Après 11 mois de violences, la Centrafrique est désormais confrontée à une pénurie alimentaire. Depuis le 12 février, le Programme alimentaire mondial a lancé un pont aérien. Reportage de nos envoyés spéciaux à Bangui.
Habituellement, c'est une période de récolte en Centrafrique. Ils sont environ 15 000 à travailler dans les champs situés à la périphérie de Bangui. Mais cette année, les paysans se font rares. Ils ne sont qu'une poignée à venir travailler pour assurer les récoltes. Tous viennent du camp de déplacés de l'aéroport de la capitale.
Parmi eux, Rock Zangoa, 21 ans, étudiant en première année d'économie : "Ça nous aide à avoir quelque chose à manger et ça aide aussi la population centrafricaine, commente le jeune homme. Comme il n'y a pas de travail, les légumes deviennent très chers. C'est pour ça qu'on se sacrifie, c'est pour avoir quelque chose à manger".
Le prix du boeuf ont triplé
Le manque de nourriture est déjà visible sur les étals du marché central de Bangui. Surtout au rayon viande. Les éleveurs, des musulmans pour la plupart, sont partis. Depuis le mois de décembre, les prix ont triplé, affirme une bouchère.
Face à cette pénurie, le programme alimentaire mondiale (PAM) a lancé, mercredi 12 février, un pont aérien entre Douala, au Cameroun, et Bangui. Il s'agit de leur plus grosse opération d'urgence depuis depuis des années, "plus importante que pour la Syrie ou les Philippines", indique le porte-parole du PAM Alexis Masciarelli. Soit 80 tonnes de riz acheminés à Bangui presque quotidiennement pendant un mois. Au total, 150 000 personnes devraient pouvoir en bénéficier.
Mais cela restera insuffisant face à l'ampleur de la crise alimentaire, nuance le PAM. "Ça va nous faire un ballon d'oxygène, mais ça ne règlera pas le problème à terme", prévient Alexis Masciarelli. "Pour l'instant, nous ne pouvons pas faire plus", regrette-t-il tout en précisant qu'à ce jour, le programme d'urgence du PAM en Centrafrique, prévu jusqu'en août, a reçu moins d'un quart des 107 millions de dollars demandés. "Nos stocks sont quasiment vides à Bangui."
1,3 millions de Centrafricains ont besoin d'une assistance alimentaire
Selon l'ONU, 1,3 million de personnes, soit plus d'un quart de la population de Centrafrique, ont besoin d'une assistance alimentaire immédiate, en particulier dans les camps de déplacés où s'entassent plus de 800 000 personnes, dont plus de la moitié à Bangui. Dans le principal camp de la capitale, les experts en nutrition du PAM ont déjà recensé plusieurs centaines de cas de malnutrition sévère parmi les enfants. D'autres ont été signalés, notamment parmi les populations musulmanes déplacées à la sortie nord de la capitale.
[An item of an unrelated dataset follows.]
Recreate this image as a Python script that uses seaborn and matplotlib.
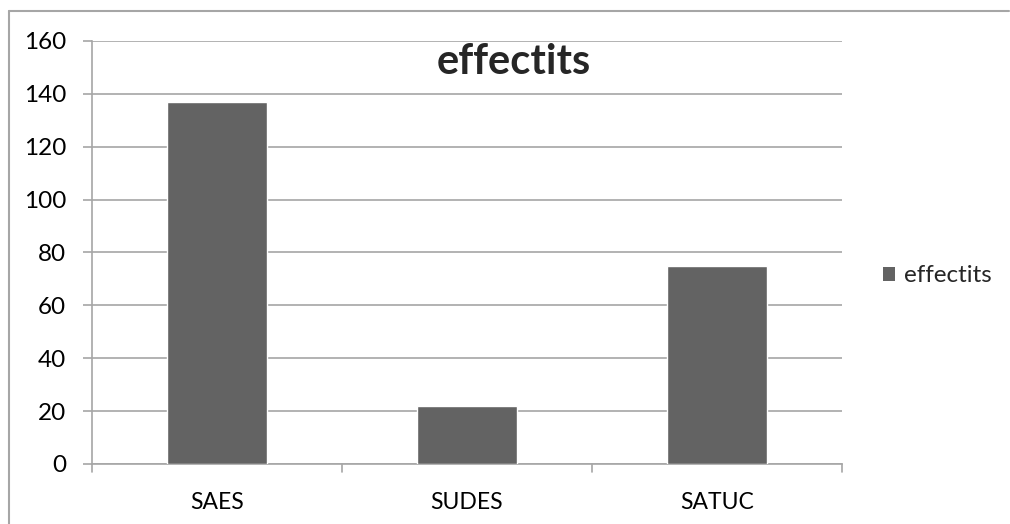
import pandas as pd
import seaborn as sns
import matplotlib.pyplot as plt
from matplotlib.patches import Patch
from matplotlib.lines import Line2D

# data
categories = ["SAES", "SUDES", "SATUC"]
effectits = [137, 22, 75]
series_name = "effectits"

df = pd.DataFrame({"categorie": categories, "effectits": effectits})

sns.set_theme(style="white")
plt.rcParams['font.family'] = ['Lato', 'DejaVu Sans']

grey = "#a6a6a6"
bar_color = "#636363"

fig = plt.figure(figsize=(10.10, 5.24), dpi=100)
ax = fig.add_axes([92 / 1010, 1 - 464 / 524, 750 / 1010, 423 / 524])

sns.barplot(data=df, x="categorie", y="effectits", order=categories,
            color=bar_color, saturation=1, width=0.4, ax=ax, zorder=3)

ax.set_ylim(0, 160)
ax.set_xlim(-0.5, len(categories) - 0.5)
ax.set_yticks(range(0, 161, 20))
ax.set_xlabel("")
ax.set_ylabel("")

# gridlines like Excel
ax.yaxis.grid(True, color=grey, linewidth=1.2, zorder=0)
ax.set_axisbelow(True)
for s in ["top", "right"]:
    ax.spines[s].set_visible(False)
ax.spines["left"].set_color(grey)
ax.spines["bottom"].set_color(grey)
ax.spines["left"].set_linewidth(1.2)
ax.spines["bottom"].set_linewidth(1.2)

# y ticks outward, x ticks at category boundaries
ax.tick_params(axis="y", left=True, length=6.5, width=1.2, color=grey,
               labelsize=17.5, labelcolor="black", pad=12)
ax.tick_params(axis="x", bottom=False, labelsize=16.5, labelcolor="black", pad=14)
for b in [-0.5, 0.5, 1.5, 2.5]:
    ax.add_line(Line2D([b, b], [0, -0.02], transform=ax.get_xaxis_transform(),
                       color=grey, linewidth=1.2, clip_on=False))

fig.text(514 / 1010, 1 - 62 / 524, "effectits", ha="center", va="center",
         fontsize=30, fontweight="bold")

handles = [Patch(facecolor=bar_color, edgecolor="none", label=series_name)]
fig.legend(handles=handles, loc="center left", bbox_to_anchor=(866 / 1010, 1 - 276 / 524),
           frameon=False, fontsize=17.5, handlelength=0.5, handleheight=0.5,
           handletextpad=0.35, borderpad=0.2)

# chart border (top and left visible in the reference)
fig.add_artist(Line2D([9 / 1010, 9 / 1010], [0, 1 - 11 / 524], color=grey, linewidth=1.5))
fig.add_artist(Line2D([9 / 1010, 1009 / 1010], [1 - 11 / 524, 1 - 11 / 524], color=grey, linewidth=1.5))

fig.savefig("out.png", dpi=100)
"Vu l'ampleur des besoins, cette opération va nous permettre de mieux répondre à l'urgence mais pas de refaire nos stocks en prévision de la saison des pluies prévue en mars-avril. Il faudrait pour cela que la route (entre la frontière camerounaise et Bangui, Ndlr) soit rouverte de manière régulière", dit-il. La force africaine en Centrafrique (Misca) a assuré qu'elle allait désormais escorter des convois trois fois par semaine pour rétablir le "corridor de commerce" permettant d'approvisionner la capitale centrafricaine.
"Mais est-ce que les transporteurs vont revenir ?", s'interroge Alexis Masciarelli. Ce week-end, 23 camions du PAM, chargés de 27 tonnes de vivres chacun, ont pu arriver à Bangui sous escorte. Certains d'entre eux étaient bloqués à la frontière depuis le 6 janvier.
Le porte-prole du PAM estime que "la crise alimentaire risque de durer". "Les commerçants sont partis, les pillages se poursuivent, les gens n'ont pas d'argent et les paysans ne produisent plus, faute de semences", conclut-il.